PIH co-founder Paul Farmer reflects on aid, the importance of "accompaniment," and Haiti following the January 2010 earthquake. Read an excerpt of "Partners in Help: Assisting the Poor Over the Long Term" below, and check out the full article in Foreign Affairs
 

 
 

PIH co-founder Paul Farmer

The road from policy development to implementation is usually long and rocky, one that must be trod with companions. When travelers have diverged as dramatically as Haiti and the United States, communication between them becomes difficult. About ten years ago, one of my colleagues was examining a patient, a five-year-old girl named Maveline, and found a tumor in her abdomen. It turned out to be cancer on her right kidney, curable if removed before it spread elsewhere. That procedure, a nephrectomy, could be performed right there in rural Haiti — at one of the hospitals we built, an investment that had been regarded by some policy experts as foolish. The procedure went smoothly enough, but an X-ray suggested that the cancer had already spread to Maveline's lungs, and she needed chemotherapy and radiation, which could not be performed in Haiti. Since I was then living in a faculty apartment in a Harvard dorm but often absent, my wife and I thought that the child and her mother might stay there for a month or two while receiving treatment in Boston.

The two months or so turned into a year, and we got pretty close to Maveline and her family. When in Boston working at the Brigham and Women's Hospital, I would come home at about nine o'clock at night, tired but looking forward to seeing Maveline. Her mother, who had never before left central Haiti, would make me dinner, and we would all sit and watch cartoons or whatever Maveline wanted.

One night, well after nine, I was eating a home-cooked meal and sitting with Maveline and her mother, and there was a rap on the door. In came two students: one from Harvard and one from MIT. The Harvard student, Emilio, was from Miami, and although he had never once traveled to Haiti, he'd mastered Haitian Creole with a touching fluency that said a lot about him (he has since become a Jesuit priest and has dedicated himself to the poor in Haiti and Brazil). I'd never seen the MIT student before, but he was Haitian, and the conversation — completely in Creole — went something like this:

MIT student: "You're Dr. Paul Farmer?"

Me (suppressed thought): "No, I killed him and took his apartment."

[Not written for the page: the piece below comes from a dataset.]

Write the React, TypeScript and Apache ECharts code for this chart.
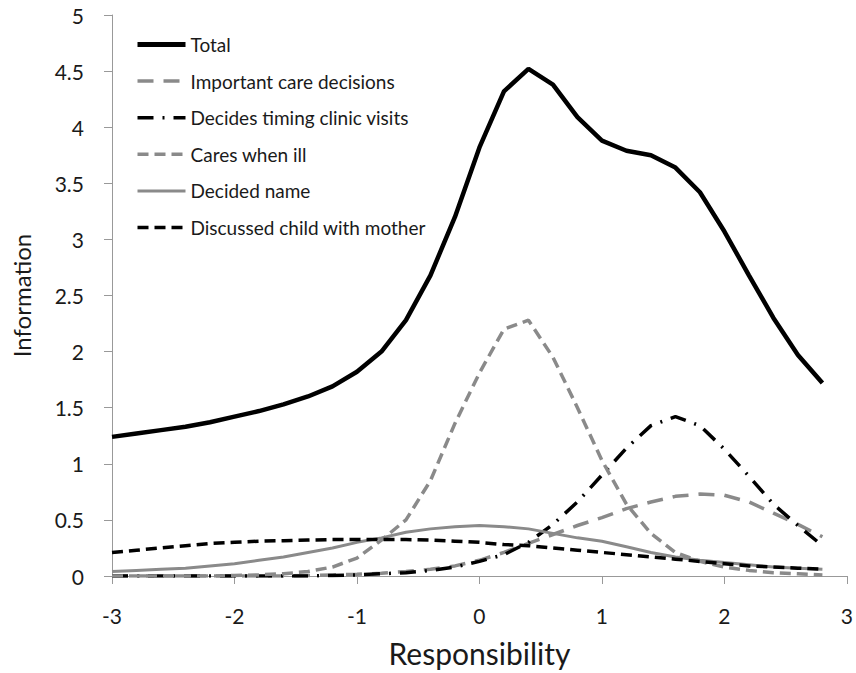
import React, { useEffect, useRef } from "react";
import * as echarts from "echarts";

const xs = [-3, -2.8, -2.6, -2.4, -2.2, -2, -1.8, -1.6, -1.4, -1.2, -1, -0.8, -0.6, -0.4, -0.2, 0, 0.2, 0.4, 0.6, 0.8, 1, 1.2, 1.4, 1.6, 1.8, 2, 2.2, 2.4, 2.6, 2.8];

const total = [1.24, 1.27, 1.30, 1.33, 1.37, 1.42, 1.47, 1.53, 1.60, 1.69, 1.82, 2.00, 2.28, 2.68, 3.20, 3.82, 4.32, 4.52, 4.38, 4.09, 3.88, 3.79, 3.75, 3.64, 3.42, 3.07, 2.68, 2.30, 1.97, 1.72];
const important = [0.00, 0.00, 0.00, 0.00, 0.00, 0.00, 0.00, 0.00, 0.005, 0.01, 0.015, 0.025, 0.04, 0.06, 0.09, 0.14, 0.21, 0.29, 0.37, 0.45, 0.52, 0.60, 0.66, 0.71, 0.73, 0.72, 0.66, 0.56, 0.46, 0.35];
const decides = [0.00, 0.00, 0.00, 0.00, 0.00, 0.00, 0.00, 0.00, 0.00, 0.005, 0.01, 0.02, 0.03, 0.05, 0.08, 0.13, 0.19, 0.30, 0.46, 0.66, 0.90, 1.14, 1.34, 1.42, 1.34, 1.13, 0.89, 0.64, 0.45, 0.27];
const cares = [0.00, 0.00, 0.00, 0.00, 0.00, 0.005, 0.01, 0.02, 0.04, 0.08, 0.16, 0.32, 0.50, 0.85, 1.36, 1.81, 2.20, 2.28, 1.95, 1.50, 1.03, 0.64, 0.38, 0.21, 0.13, 0.08, 0.05, 0.03, 0.02, 0.01];
const decidedName = [0.04, 0.05, 0.06, 0.07, 0.09, 0.11, 0.14, 0.17, 0.21, 0.25, 0.30, 0.34, 0.39, 0.42, 0.44, 0.45, 0.44, 0.42, 0.38, 0.34, 0.31, 0.26, 0.21, 0.17, 0.14, 0.12, 0.10, 0.08, 0.07, 0.06];
const mother = [0.21, 0.23, 0.25, 0.27, 0.29, 0.30, 0.31, 0.315, 0.32, 0.325, 0.325, 0.325, 0.325, 0.32, 0.31, 0.30, 0.28, 0.27, 0.25, 0.23, 0.21, 0.19, 0.17, 0.15, 0.13, 0.11, 0.09, 0.08, 0.07, 0.06];

const seriesNames = [
  "Total",
  "Important care decisions",
  "Decides timing clinic visits",
  "Cares when ill",
  "Decided name",
  "Discussed child with mother",
];

const FONT = "Lato";
const GRAY = "#8a8a8a";

function pairs(ys: number[]) {
  return xs.map((x, i) => [x, ys[i]]);
}

export default function App() {
  const ref = useRef<HTMLDivElement>(null);
  useEffect(() => {
    if (!ref.current) return;
    const chart = echarts.init(ref.current, undefined, { renderer: "svg" });
    const styles: any[] = [
      { color: "#000000", width: 4.5, type: "solid" },
      { color: GRAY, width: 3.5, type: [16, 10] },
      { color: "#000000", width: 3.5, type: [16, 9, 2, 9] },
      { color: GRAY, width: 3.5, type: [11, 6] },
      { color: GRAY, width: 3, type: "solid" },
      { color: "#000000", width: 3.5, type: [11, 6] },
    ];
    const datasets = [total, important, decides, cares, decidedName, mother];
    chart.setOption({
      animation: false,
      backgroundColor: "#ffffff",
      textStyle: { fontFamily: FONT },
      grid: { left: 112, right: 4, top: 15, bottom: 94, containLabel: false },
      legend: {
        orient: "vertical",
        left: 135,
        top: 35,
        padding: 0,
        itemWidth: 48,
        itemHeight: 18,
        itemGap: 17.6,
        itemStyle: { opacity: 0 },
        textStyle: { fontFamily: FONT, fontSize: 19, color: "#1a1a1a", lineHeight: 18 },
        data: seriesNames.map((name, i) => ({
          name,
          lineStyle: { width: styles[i].width + (i === 0 ? 0.5 : 0), type: styles[i].type, color: styles[i].color },
        })),
      },
      xAxis: {
        type: "value",
        min: -3,
        max: 3,
        interval: 1,
        name: "Responsibility",
        nameLocation: "middle",
        nameGap: 62,
        nameTextStyle: { fontFamily: FONT, fontSize: 30, color: "#1a1a1a" },
        axisLine: { show: true, onZero: false, lineStyle: { color: "#999999", width: 1 } },
        axisTick: { show: true, length: 8, lineStyle: { color: "#999999" } },
        axisLabel: { fontFamily: FONT, fontSize: 21, color: "#1a1a1a", margin: 29 },
        splitLine: { show: false },
      },
      yAxis: {
        type: "value",
        min: 0,
        max: 5,
        interval: 0.5,
        name: "Information",
        nameLocation: "middle",
        nameGap: 79,
        nameRotate: 90,
        nameTextStyle: { fontFamily: FONT, fontSize: 24, color: "#1a1a1a" },
        axisLine: { show: true, onZero: false, lineStyle: { color: "#999999", width: 1 } },
        axisTick: { show: true, length: 8, lineStyle: { color: "#999999" } },
        axisLabel: { fontFamily: FONT, fontSize: 21, color: "#1a1a1a", margin: 28 },
        splitLine: { show: false },
      },
      series: seriesNames.map((name, i) => ({
        name,
        type: "line",
        data: pairs(datasets[i]),
        symbol: "none",
        showSymbol: false,
        smooth: false,
        z: i === 0 ? 10 : 2,
        lineStyle: { ...styles[i], cap: "butt" },
        itemStyle: { color: styles[i].color },
        emphasis: { disabled: true },
      })),
    });
    return () => chart.dispose();
  }, []);
  return (
    <div
      ref={ref}
      style={{ position: "fixed", left: 0, top: 0, width: 856, height: 673, background: "#fff" }}
    />
  );
}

Me (actual words): "Yes, nice to meet you."

MIT student: "You wrote The Uses of Haiti?"

Emilio, somewhat proudly: "Yes, and he's written other books as well."

Maveline's mother (hands on hips, mildly offended): "Dr. Paul, you never told me you knew how to read and write!"

I tell this story to amuse, sure, but also to illustrate how inequality works in the modern world and thus what an accompaniment approach needs to address. Maveline is still alive and well, but I'm not confident her mother knows how to read and write.

Haiti needs and deserves proper cancer and surgical care facilities and new and better health systems. But for this to happen, we will have to move from aid to accompaniment. Maveline needed an open-ended commitment; her care did not last for a couple of months but for years. An accompagnateur would not say, "Sorry, Maveline, we can help with your surgery but not your chemo." Seeing Maveline through to a cure involved a great many people. And her disease uncovered gaps in local infrastructure: If she'd been seen earlier and her tumor had been found before it spread to her lungs, much needless suffering could have been avoided. If her mother had been able to attend school, she would have been able to read and write, and chances are that Maveline would not have been born to poverty, and so on. It is not a bad thing to think systemically; if you want to solve problems, do not fear so-called mission creep. If the biggest failures in the policy world concern implementation or delivery, the second-biggest cause of failure is that programs are too often stovepiped, even though the problems they seek to address — health and illiteracy, for example — are tightly interwoven.